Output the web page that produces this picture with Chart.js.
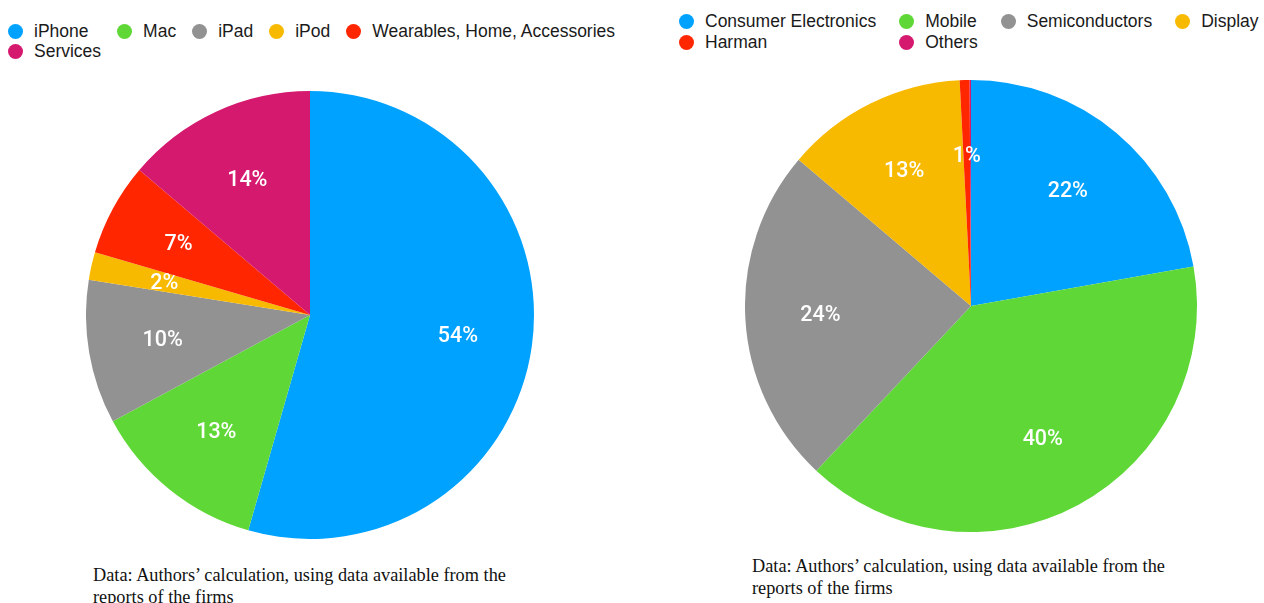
<!DOCTYPE html>
<html>
<head>
<meta charset="utf-8">
<script src="https://cdn.jsdelivr.net/npm/chart.js@4"></script>
<style>
  body { margin: 0; background: #fff; width: 1264px; height: 603px; position: relative; overflow: hidden; }
  .legend {
    position: absolute; display: grid; align-items: center;
    font-family: "Liberation Sans", Arial, Helvetica, sans-serif; font-size: 17.5px; color: #1a1a1a;
  }
  .legend .item { display: flex; align-items: center; white-space: nowrap; }
  .legend .dot { width: 15px; height: 15px; border-radius: 50%; margin-right: 11px; flex: none; }
  .pie { position: absolute; }
  .note {
    position: absolute; font-family: "Liberation Serif", "Times New Roman", serif;
    font-size: 18.3px; line-height: 22px; color: #111; white-space: nowrap;
  }
</style>
</head>
<body>
<div id="appleLegend" class="legend" style="left:8px; top:21px; grid-template-columns: repeat(5, auto); column-gap: 16px; grid-auto-rows: 20px;"></div>
<div id="samsungLegend" class="legend" style="left:679px; top:11px; grid-template-columns: repeat(4, auto); column-gap: 23px; grid-auto-rows: 21px;"></div>

<div class="pie" style="left:86px; top:91px;"><canvas id="appleChart" width="448" height="448"></canvas></div>
<div class="pie" style="left:745px; top:80px;"><canvas id="samsungChart" width="452" height="452"></canvas></div>

<div class="note" style="left:93px; top:564px;">Data: Authors’ calculation, using data available from the<br>reports of the firms</div>
<div class="note" style="left:752px; top:555px;">Data: Authors’ calculation, using data available from the<br>reports of the firms</div>

<script>
// Apple revenue shares (%)
const appleSegments = ['iPhone', 'Mac', 'iPad', 'iPod', 'Wearables, Home, Accessories', 'Services'];
const appleShares = [54.5, 12.7, 10.4, 2.0, 6.7, 13.8];
const appleColors = ['#00A2FF', '#5FD837', '#929292', '#F8BA00', '#FF2600', '#D5196F'];

// Samsung revenue shares (%)
const samsungSegments = ['Consumer Electronics', 'Mobile', 'Semiconductors', 'Display', 'Harman', 'Others'];
const samsungShares = [22.2, 39.8, 24.2, 13.0, 0.7, 0.1];
const samsungColors = ['#00A2FF', '#5FD837', '#929292', '#F8BA00', '#FF2600', '#D5196F'];

// white percentage labels at 2/3 of the radius
const sliceLabels = {
  id: 'sliceLabels',
  afterDatasetsDraw(chart) {
    const ctx = chart.ctx;
    const values = chart.data.datasets[0].data;
    const total = values.reduce((a, b) => a + b, 0);
    const arcs = chart.getDatasetMeta(0).data;
    ctx.save();
    ctx.fillStyle = '#fff';
    ctx.font = '500 21.5px Roboto, "Liberation Sans", Arial, sans-serif';
    ctx.textAlign = 'center';
    ctx.textBaseline = 'middle';
    arcs.forEach((arc, i) => {
      const pct = Math.round(values[i] / total * 100);
      if (pct < 1) return;
      const { x, y, startAngle, endAngle, outerRadius } = arc.getProps(['x', 'y', 'startAngle', 'endAngle', 'outerRadius'], true);
      const mid = (startAngle + endAngle) / 2;
      const r = outerRadius * 0.667;
      ctx.fillText(pct + '%', x + Math.cos(mid) * r, y + Math.sin(mid) * r + 1);
    });
    ctx.restore();
  }
};

// legend built from the chart's own labels, laid out as a grid
const htmlLegend = {
  id: 'htmlLegend',
  afterUpdate(chart, args, opts) {
    const box = document.getElementById(opts.containerID);
    box.innerHTML = '';
    const items = chart.options.plugins.legend.labels.generateLabels(chart);
    items.forEach(item => {
      const el = document.createElement('div');
      el.className = 'item';
      const dot = document.createElement('span');
      dot.className = 'dot';
      dot.style.background = item.fillStyle;
      el.appendChild(dot);
      el.appendChild(document.createTextNode(item.text));
      box.appendChild(el);
    });
  }
};

function makePie(id, labels, data, colors, legendId) {
  const ctx = document.getElementById(id).getContext('2d');
  return new Chart(ctx, {
    type: 'pie',
    data: {
      labels: labels,
      datasets: [{
        data: data,
        backgroundColor: colors,
        borderWidth: 0,
        hoverOffset: 0
      }]
    },
    options: {
      responsive: false,
      animation: false,
      layout: { padding: 0 },
      plugins: {
        legend: { display: false },
        tooltip: { enabled: false },
        htmlLegend: { containerID: legendId }
      }
    },
    plugins: [sliceLabels, htmlLegend]
  });
}

makePie('appleChart', appleSegments, appleShares, appleColors, 'appleLegend');
makePie('samsungChart', samsungSegments, samsungShares, samsungColors, 'samsungLegend');
</script>
</body>
</html>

++++++++++++++++++++

— The exercise —
Output the data exactly. Pictures don't belong in the result.

— Expected output —
Output the web page that produces this picture with Chart.js.
<!DOCTYPE html>
<html>
<head>
<meta charset="utf-8">
<script src="https://cdn.jsdelivr.net/npm/chart.js@4"></script>
<style>
  body { margin: 0; background: #fff; width: 1264px; height: 603px; position: relative; overflow: hidden; }
  .legend {
    position: absolute; display: grid; align-items: center;
    font-family: "Liberation Sans", Arial, Helvetica, sans-serif; font-size: 17.5px; color: #1a1a1a;
  }
  .legend .item { display: flex; align-items: center; white-space: nowrap; }
  .legend .dot { width: 15px; height: 15px; border-radius: 50%; margin-right: 11px; flex: none; }
  .pie { position: absolute; }
  .note {
    position: absolute; font-family: "Liberation Serif", "Times New Roman", serif;
    font-size: 18.3px; line-height: 22px; color: #111; white-space: nowrap;
  }
</style>
</head>
<body>
<div id="appleLegend" class="legend" style="left:8px; top:21px; grid-template-columns: repeat(5, auto); column-gap: 16px; grid-auto-rows: 20px;"></div>
<div id="samsungLegend" class="legend" style="left:679px; top:11px; grid-template-columns: repeat(4, auto); column-gap: 23px; grid-auto-rows: 21px;"></div>

<div class="pie" style="left:86px; top:91px;"><canvas id="appleChart" width="448" height="448"></canvas></div>
<div class="pie" style="left:745px; top:80px;"><canvas id="samsungChart" width="452" height="452"></canvas></div>

<div class="note" style="left:93px; top:564px;">Data: Authors’ calculation, using data available from the<br>reports of the firms</div>
<div class="note" style="left:752px; top:555px;">Data: Authors’ calculation, using data available from the<br>reports of the firms</div>

<script>
// Apple revenue shares (%)
const appleSegments = ['iPhone', 'Mac', 'iPad', 'iPod', 'Wearables, Home, Accessories', 'Services'];
const appleShares = [54.5, 12.7, 10.4, 2.0, 6.7, 13.8];
const appleColors = ['#00A2FF', '#5FD837', '#929292', '#F8BA00', '#FF2600', '#D5196F'];

// Samsung revenue shares (%)
const samsungSegments = ['Consumer Electronics', 'Mobile', 'Semiconductors', 'Display', 'Harman', 'Others'];
const samsungShares = [22.2, 39.8, 24.2, 13.0, 0.7, 0.1];
const samsungColors = ['#00A2FF', '#5FD837', '#929292', '#F8BA00', '#FF2600', '#D5196F'];

// white percentage labels at 2/3 of the radius
const sliceLabels = {
  id: 'sliceLabels',
  afterDatasetsDraw(chart) {
    const ctx = chart.ctx;
    const values = chart.data.datasets[0].data;
    const total = values.reduce((a, b) => a + b, 0);
    const arcs = chart.getDatasetMeta(0).data;
    ctx.save();
    ctx.fillStyle = '#fff';
    ctx.font = '500 21.5px Roboto, "Liberation Sans", Arial, sans-serif';
    ctx.textAlign = 'center';
    ctx.textBaseline = 'middle';
    arcs.forEach((arc, i) => {
      const pct = Math.round(values[i] / total * 100);
      if (pct < 1) return;
      const { x, y, startAngle, endAngle, outerRadius } = arc.getProps(['x', 'y', 'startAngle', 'endAngle', 'outerRadius'], true);
      const mid = (startAngle + endAngle) / 2;
      const r = outerRadius * 0.667;
      ctx.fillText(pct + '%', x + Math.cos(mid) * r, y + Math.sin(mid) * r + 1);
    });
    ctx.restore();
  }
};

// legend built from the chart's own labels, laid out as a grid
const htmlLegend = {
  id: 'htmlLegend',
  afterUpdate(chart, args, opts) {
    const box = document.getElementById(opts.containerID);
    box.innerHTML = '';
    const items = chart.options.plugins.legend.labels.generateLabels(chart);
    items.forEach(item => {
      const el = document.createElement('div');
      el.className = 'item';
      const dot = document.createElement('span');
      dot.className = 'dot';
      dot.style.background = item.fillStyle;
      el.appendChild(dot);
      el.appendChild(document.createTextNode(item.text));
      box.appendChild(el);
    });
  }
};

function makePie(id, labels, data, colors, legendId) {
  const ctx = document.getElementById(id).getContext('2d');
  return new Chart(ctx, {
    type: 'pie',
    data: {
      labels: labels,
      datasets: [{
        data: data,
        backgroundColor: colors,
        borderWidth: 0,
        hoverOffset: 0
      }]
    },
    options: {
      responsive: false,
      animation: false,
      layout: { padding: 0 },
      plugins: {
        legend: { display: false },
        tooltip: { enabled: false },
        htmlLegend: { containerID: legendId }
      }
    },
    plugins: [sliceLabels, htmlLegend]
  });
}

makePie('appleChart', appleSegments, appleShares, appleColors, 'appleLegend');
makePie('samsungChart', samsungSegments, samsungShares, samsungColors, 'samsungLegend');
</script>
</body>
</html>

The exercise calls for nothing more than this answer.